I'm OK with it stopping the vCPUs (although I'd like it to do so in a
less implicitly awful way). But when we don't need to update the
reference time at all, let's not do so.

> > When invoked from in 'use_master_clock' mode, kvm_update_masterclock()
> > should probably *adjust* kvm->arch.kvmclock_offset to account for the
> > drift, instead of yanking the clock back to defintion A.
> 
> You are likely correct...
> 
> > But in the meantime there are a bunch of places where it just doesn't need to be
> > invoked at all.
> > 
> > To start with: there is no need to do such an update when a Xen guest
> > populates the shared_info page. This seems to have been a hangover from
> > the very first implementation of shared_info which automatically
> > populated the vcpu_info structures at their default locations, but even
> > then it should just have raised KVM_REQ_CLOCK_UPDATE on each vCPU
> > instead of using KVM_REQ_MASTERCLOCK_UPDATE. And now that userspace is
> > expected to explicitly set the vcpu_info even in its default locations,
> > there's not even any need for that either.
> > 
> > Fixes: 629b5348841a1 ("KVM: x86/xen: update wallclock region")
> > Signed-off-by: David Woodhouse <dwmw@xxxxxxxxxxxx>
> > Reviewed-by: Paul Durrant <paul@xxxxxxx>
> > ---
> >  arch/x86/kvm/xen.c | 2 --
> >  1 file changed, 2 deletions(-)
> > 
> > diff --git a/arch/x86/kvm/xen.c b/arch/x86/kvm/xen.c
> > index f65b35a05d91..5a83a8154b79 100644
> > --- a/arch/x86/kvm/xen.c
> > +++ b/arch/x86/kvm/xen.c
> > @@ -98,8 +98,6 @@ static int kvm_xen_shared_info_init(struct kvm *kvm)
> >         wc->version = wc_version + 1;
> >         read_unlock_irq(&gpc->lock);
> >  
> > -       kvm_make_all_cpus_request(kvm, KVM_REQ_MASTERCLOCK_UPDATE);
> > -
> >  out:
> >         srcu_read_unlock(&kvm->srcu, idx);
> >         return ret;
> > -- 
> > 2.44.0
> 
> So KVM_REQ_MASTERCLOCK_UPDATE is to avoid the race above.
> 
> In what contexes is kvm_xen_shared_info_init called from again?
> 
> Not clear to me KVM_REQ_MASTERCLOCK_UPDATE is not needed (or that is
> needed, for that matter...).

We cal kvm_xen_shared_info_init() when the Xen "shared info" page is
set up. The only interesting part of that is the *wallclock* epoch.
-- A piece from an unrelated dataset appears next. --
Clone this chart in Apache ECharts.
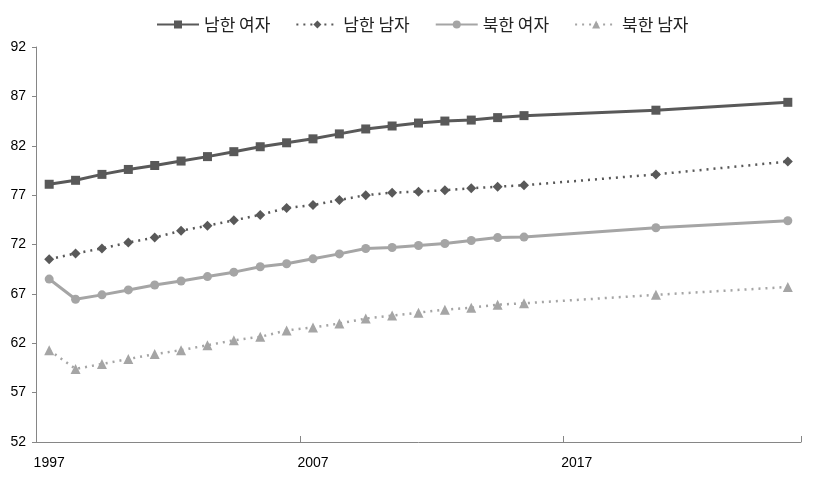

The wallclock (just like KSR_KVM_WALL_CLOCK{,_NEW}) is *entirely* hosed
ever since the KVM clock stopped being based on CLOCK_MONOTONIC, since
that means that the value of "wallclock time minus KVM clock time"
actually *changes* as the KVM clock runs at a different rate to
wallclock time. 

I'm looking at a replacement for that which uses the gtod information
to give the guest a direct mapping of guest TSC to host CLOCK_TAI. And
in doing so we can *also* indicate when live migration has potentially
disrupted the guest TSC, so any further NTP/PTP refinement that the
guest may have done for itself needs to be thrown away.